Nonetheless, it’s the ground where Bobby Moore played out the bulk of his career, where great European nights were housed, where Clyde Best made an early stand for black footballers.
Boleyn Ground Memories
Nor, lest we sanitise things too much, should we forget that it was also a raw, visceral, sometimes brutally frightening bearpit of a ground in keeping with the fact that it was at the heart of territory once patrolled by the Krays and their ilk.
Like most of football, the Boleyn was life in the round, the good, the bad, the ugly. All of that deserves to be remembered, for they are the slivers of life’s flame that burn most brightly for so many of us, the embers on which we warm ourselves in cold, wintry nights.

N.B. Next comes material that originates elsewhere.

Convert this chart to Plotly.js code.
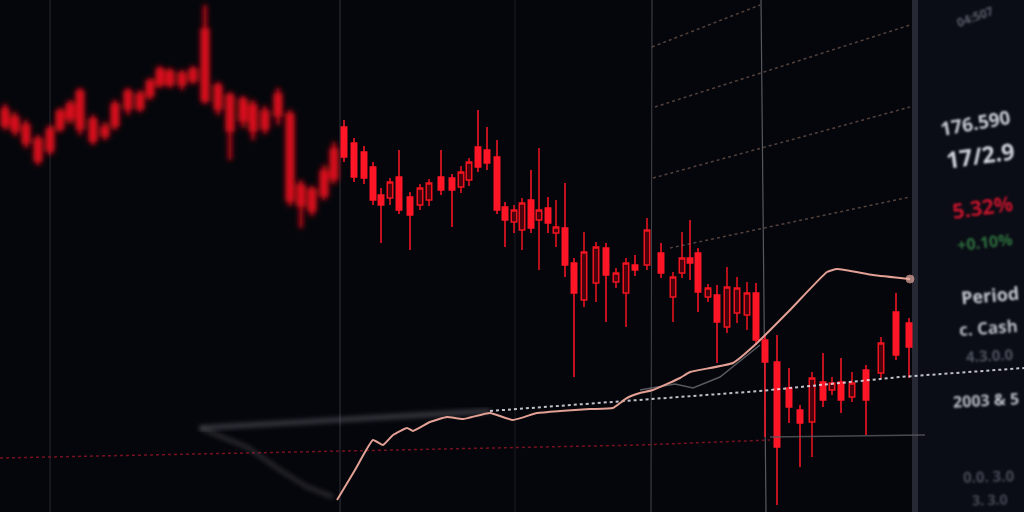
<!DOCTYPE html>
<html>
<head>
<meta charset="utf-8">
<script src="https://cdn.plot.ly/plotly-3.0.1.min.js"></script>
<style>
  html, body { margin: 0; padding: 0; background: #05060b; }
  #chart { width: 1024px; height: 512px; }
</style>
</head>
<body>
<div id="chart"></div>
<script>
// ---------- DATA ----------
// Older, out-of-focus session (left)
const pastTime  = [5,15,26,38,50,60,70,80,93,105,115,128,140,150,160,170,182,193,205,218,230,243,253,265,278,290,301,312,324,334];
const pastOpen  = [169.0,168.2,167.4,166.0,165.0,167.2,168.2,170.8,168.0,167.2,167.5,169.2,170.5,170.5,171.6,172.8,172.6,172.0,177.0,171.4,170.4,170.0,169.4,168.8,170.5,168.5,161.4,161.0,162.8,165.0];
const pastHigh  = [169.6,168.8,168.0,166.5,167.5,169.2,170.0,171.2,168.5,167.8,170.0,171.2,171.0,172.2,173.4,173.2,173.0,173.4,179.5,171.8,170.8,170.4,170.0,169.4,171.2,169.0,162.0,161.4,163.5,165.8];
const pastLow   = [167.0,166.4,165.2,163.5,164.5,166.8,167.6,166.5,165.5,166.0,167.0,168.5,168.8,170.0,171.2,171.2,171.0,171.6,169.6,168.5,164.0,167.2,166.0,166.6,167.5,159.4,157.2,158.4,160.0,161.6];
const pastClose = [167.5,167.0,165.8,164.0,167.0,168.8,169.5,167.2,166.0,166.5,169.5,170.8,169.2,171.8,173.0,171.6,171.6,173.0,170.0,169.2,167.0,168.0,167.0,167.2,168.5,160.0,159.5,159.0,160.5,162.2];

// Current session (in focus)
const time  = [344,354,364,373,381,390,399,410,420,429,441,452,461,469,478,487,497,505,514,522,531,539,548,556,565,574,584,596,606,616,626,635,647,661,673,682,690,698,708,717,727,737,747,756,765,777,789,800,812,823,832,841,852,866,881,896,909];
const open  = [167.3,165.7,164.8,163.3,160.5,160.2,162.3,160.3,159.5,160.0,162.3,162.2,161.3,162.0,165.3,165.0,164.3,159.3,157.8,157.0,160.0,158.0,159.2,156.7,157.2,153.7,150.0,151.7,155.2,151.8,150.7,153.5,153.5,154.7,150.3,152.7,154.2,154.7,150.3,150.5,147.3,148.7,148.5,150.7,146.0,143.8,141.2,139.0,137.8,141.8,141.0,141.8,140.3,143.0,142.7,148.8,147.7];
const high  = [168.0,166.2,165.4,163.8,161.2,162.2,165.0,160.8,161.6,162.1,165.0,162.6,163.4,164.2,169.0,167.3,166.0,159.8,159.5,160.2,163.0,165.2,160.3,160.0,161.7,154.2,156.8,155.8,155.7,153.2,154.2,154.5,158.2,155.7,152.8,156.8,158.0,155.2,151.6,151.5,153.3,152.3,151.8,151.7,146.5,146.5,143.2,139.5,142.8,144.7,142.3,144.2,142.8,143.5,146.3,150.7,148.2];
const low   = [163.8,161.8,161.6,159.5,155.7,159.5,158.6,155.0,159.0,159.4,160.5,157.3,160.7,161.4,162.8,163.0,158.6,155.3,156.7,155.0,156.7,153.0,156.7,155.3,152.3,142.3,149.3,149.8,147.8,151.2,147.3,152.4,153.0,152.2,147.8,152.2,152.0,148.8,149.8,143.7,146.7,147.7,147.0,145.5,136.3,129.5,137.7,133.3,134.3,139.3,140.5,138.7,139.8,136.5,142.2,144.0,142.2];
const close = [164.3,162.3,162.2,160.0,159.5,161.8,159.0,158.5,161.2,161.7,161.0,161.0,162.8,163.8,163.3,163.7,159.0,158.0,159.0,159.7,157.2,159.0,157.7,157.3,153.5,150.7,154.8,155.3,152.5,152.7,153.7,153.0,157.0,152.7,152.3,154.2,153.7,150.8,151.2,147.8,151.3,151.2,150.7,146.0,143.8,135.3,139.3,137.7,142.2,140.0,141.7,140.0,141.7,140.0,145.7,144.5,145.3];

// Moving-average style line (salmon)
const maTime  = [337,355,373,383,393,407,413,430,447,463,490,513,537,560,590,613,627,640,653,680,690,733,757,790,827,837,873,910];
const maValue = [130.0,133.0,136.0,135.5,136.5,137.2,136.9,137.8,138.3,138.1,138.7,138.0,138.7,138.9,139.1,139.2,140.2,140.7,141.0,142.2,142.8,143.7,145.7,149.0,152.8,153.1,152.5,152.1];

// Faded grey lines
const greyLowTime  = [200,247,280,307,333];
const greyLowValue = [137.2,135.3,133.0,131.3,130.3];
const greyHighTime  = [640,675,693,720,745,760];
const greyHighValue = [141.0,141.6,141.2,142.3,144.3,145.5];

// Support line (grey blurred part, then dotted white)
const supportSoftTime  = [200,490];
const supportSoftValue = [137.2,138.9];
const supportTime  = [490,640,760,900,1024];
const supportValue = [138.9,140.0,140.9,142.3,143.2];

// Lower dark-red dashed level and grey continuation
const redLevelTime  = [0,640,770];
const redLevelValue = [134.2,135.5,136.0];
const greyLevelTime  = [770,925];
const greyLevelValue = [136.3,136.5];

// Perspective dotted gridlines (top right)
const gridTime  = [652,760,null,655,910,null,653,910,null,670,910];
const gridValue = [175.3,179.5,null,169.3,177.5,null,162.2,169.3,null,155.2,160.3];

// Side panel texts
const panelTime   = '04:507';
const panelPrice  = '176.590';
const panelRatio  = '17/2.9';
const panelChange = '5.32%';
const panelChange2 = '+0.10%';
const panelLabels = ['Period', 'c. Cash', '4.3.0.0', '2003 & 5', '0.0. 3.0', '3. 3.0'];

// ---------- CHART ----------
const RED = '#ff1626';
const traces = [
  {
    type: 'scatter', mode: 'lines', x: gridTime, y: gridValue, connectgaps: false,
    line: { color: 'rgba(150,115,100,0.55)', width: 1.5, dash: 'dot' }, hoverinfo: 'skip'
  },
  {
    type: 'scatter', mode: 'lines', x: redLevelTime, y: redLevelValue,
    line: { color: 'rgba(140,20,35,0.85)', width: 1.5, dash: 'dot' }, hoverinfo: 'skip'
  },
  {
    type: 'scatter', mode: 'lines', x: greyLevelTime, y: greyLevelValue,
    line: { color: 'rgba(90,90,98,0.8)', width: 1.5 }, hoverinfo: 'skip'
  },
  {
    type: 'scatter', mode: 'lines', x: supportSoftTime, y: supportSoftValue,
    line: { color: 'rgba(120,120,132,0.55)', width: 4 }, hoverinfo: 'skip'
  },
  {
    type: 'scatter', mode: 'lines', x: supportTime, y: supportValue,
    line: { color: 'rgba(225,225,235,0.85)', width: 2, dash: 'dot' }, hoverinfo: 'skip'
  },
  {
    type: 'scatter', mode: 'lines', x: greyLowTime, y: greyLowValue,
    line: { color: 'rgba(95,90,95,0.7)', width: 2.5 }, hoverinfo: 'skip'
  },
  {
    type: 'scatter', mode: 'lines', x: greyHighTime, y: greyHighValue,
    line: { color: 'rgba(110,110,118,0.8)', width: 1.5 }, hoverinfo: 'skip'
  },
  {
    type: 'candlestick', x: pastTime, open: pastOpen, high: pastHigh, low: pastLow, close: pastClose,
    increasing: { line: { color: '#e0101c', width: 3.5 }, fillcolor: '#e0101c' },
    decreasing: { line: { color: '#e0101c', width: 3.5 }, fillcolor: '#e0101c' },
    whiskerwidth: 0, hoverinfo: 'skip'
  },
  {
    type: 'candlestick', x: time, open: open, high: high, low: low, close: close,
    increasing: { line: { color: '#f0141f', width: 1.5 }, fillcolor: 'rgba(120,0,14,0.6)' },
    decreasing: { line: { color: RED, width: 1.5 }, fillcolor: RED },
    whiskerwidth: 0, hoverinfo: 'skip'
  },
  {
    type: 'scatter', mode: 'lines+markers', x: maTime, y: maValue,
    line: { color: '#e3a195', width: 2, shape: 'spline', smoothing: 0.4 },
    marker: { color: '#e8b0a6', size: maTime.map((_, i) => i === maTime.length - 1 ? 8 : 0) },
    hoverinfo: 'skip'
  }
];

function ann(text, px, py, size, color, angle, bold) {
  return {
    text: bold ? '<b>' + text + '</b>' : text,
    xref: 'paper', yref: 'paper', x: px / 1024, y: 1 - py / 512,
    xanchor: 'center', yanchor: 'middle', showarrow: false, textangle: angle,
    font: { family: 'Open Sans, DejaVu Sans, sans-serif', size: size, color: color }
  };
}

const layout = {
  width: 1024, height: 512,
  margin: { l: 0, r: 0, t: 0, b: 0, pad: 0 },
  paper_bgcolor: '#05060b', plot_bgcolor: '#05060b',
  showlegend: false,
  boxgap: 0.02,
  xaxis: { range: [0, 1024], visible: false, showgrid: false, zeroline: false, rangeslider: { visible: false }, fixedrange: true },
  yaxis: { range: [128.8, 180], visible: false, showgrid: false, zeroline: false, fixedrange: true },
  shapes: [
    { type: 'rect', xref: 'paper', yref: 'paper', x0: 918 / 1024, x1: 1, y0: 0, y1: 1, fillcolor: '#0b0d16', line: { width: 0 }, layer: 'below' },
    { type: 'line', xref: 'paper', yref: 'paper', x0: 915 / 1024, x1: 915 / 1024, y0: 0, y1: 1, line: { color: '#262934', width: 6 }, layer: 'below' },
    { type: 'line', xref: 'paper', yref: 'paper', x0: 50 / 1024, x1: 50 / 1024, y0: 0, y1: 1, line: { color: 'rgba(40,40,50,0.5)', width: 2 }, layer: 'below' },
    { type: 'line', xref: 'paper', yref: 'paper', x0: 340 / 1024, x1: 340 / 1024, y0: 0, y1: 1, line: { color: 'rgba(45,45,55,0.55)', width: 2 }, layer: 'below' },
    { type: 'line', xref: 'paper', yref: 'paper', x0: 515 / 1024, x1: 515 / 1024, y0: 0, y1: 1, line: { color: 'rgba(40,40,50,0.45)', width: 1.5 }, layer: 'below' },
    { type: 'line', xref: 'paper', yref: 'paper', x0: 651 / 1024, x1: 652 / 1024, y0: 0, y1: 1, line: { color: 'rgba(110,112,122,0.6)', width: 1 }, layer: 'below' },
    { type: 'line', xref: 'paper', yref: 'paper', x0: 761 / 1024, x1: 766 / 1024, y0: 1, y1: 0, line: { color: 'rgba(130,132,142,0.65)', width: 1.2 }, layer: 'below' }
  ],
  annotations: [
    ann(panelTime, 975, 16, 12, '#5a5e6a', -20, true),
    ann(panelPrice, 975, 123, 19, '#c9ccd4', -10, true),
    ann(panelRatio, 980, 155, 23, '#d0d3da', -8, true),
    ann(panelChange, 982, 207, 21, '#c3132a', -8, true),
    ann(panelChange2, 985, 242, 16, '#2d6e3c', -6, true),
    ann(panelLabels[0], 990, 295, 18, '#c4c7ce', -5, true),
    ann(panelLabels[1], 988, 327, 17, '#b4b8c0', -4, true),
    ann(panelLabels[2], 990, 355, 15, '#4d525e', -3, true),
    ann(panelLabels[3], 986, 400, 16, '#b8bcc4', -3, true),
    ann(panelLabels[4], 988, 476, 15, '#454a55', -2, true),
    ann(panelLabels[5], 990, 499, 14, '#454a55', -2, true)
  ]
};

Plotly.newPlot('chart', traces, layout, { staticPlot: true, displayModeBar: false }).then(function (gd) {
  const ns = 'http://www.w3.org/2000/svg';
  const svg = gd.querySelector('svg.main-svg');
  let defs = svg.querySelector('defs');
  if (!defs) { defs = document.createElementNS(ns, 'defs'); svg.insertBefore(defs, svg.firstChild); }
  function addBlur(id, sd) {
    const f = document.createElementNS(ns, 'filter');
    f.setAttribute('id', id);
    f.setAttribute('x', '-20%'); f.setAttribute('y', '-20%');
    f.setAttribute('width', '140%'); f.setAttribute('height', '140%');
    const b = document.createElementNS(ns, 'feGaussianBlur');
    b.setAttribute('stdDeviation', sd);
    f.appendChild(b); defs.appendChild(f);
  }
  addBlur('softblur', '2.6');
  addBlur('textblur', '1.2');
  const boxes = gd.querySelectorAll('.boxlayer .trace');
  if (boxes.length) boxes[0].setAttribute('filter', 'url(#softblur)');
  const scat = gd.querySelectorAll('.scatterlayer .trace');
  if (scat.length > 5) { scat[3].setAttribute('filter', 'url(#softblur)'); scat[5].setAttribute('filter', 'url(#softblur)'); }
  gd.querySelectorAll('.annotation').forEach(function (a) { a.setAttribute('filter', 'url(#textblur)'); });
});
</script>
</body>
</html>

That in itself is an issue that is confronting football in this country, yet one to which the game has not yet awoken. In the past, catching memories was a haphazard business, often restricted by the length of a newspaper column, a radio report, an occasional magazine article, the odd book.
New World Order
We are living in a different world now. One where the infinite inventory of the internet means that recording matters for posterity. It’s suddenly not just possible but essential. For the paradox is that while this century is the most commented upon, filmed, spoken and written about in human history – and football has cornered a disproportionate amount of that sound and fury – just you go out there and try and find it.
Swathes of information are being generated, guzzled, and then are falling into black holes, never to be seen again. More than, far, far worse than that, while we are downloading files.Just who is downloading us?
When the Great Football Fan in the Sky gathers us up to take our place in the heavenly stadium, we take all those memories with us, never to be stirred again. Why aren’t we recording them? Why aren’t we interviewing every soul who pulled on a football shirt while we can?
Use that smartphone for its smartest purpose. Recording your dad, your granny, your brother, talking football. Ask them who they saw, where they went, what it was like? Think on. It’s later than you think.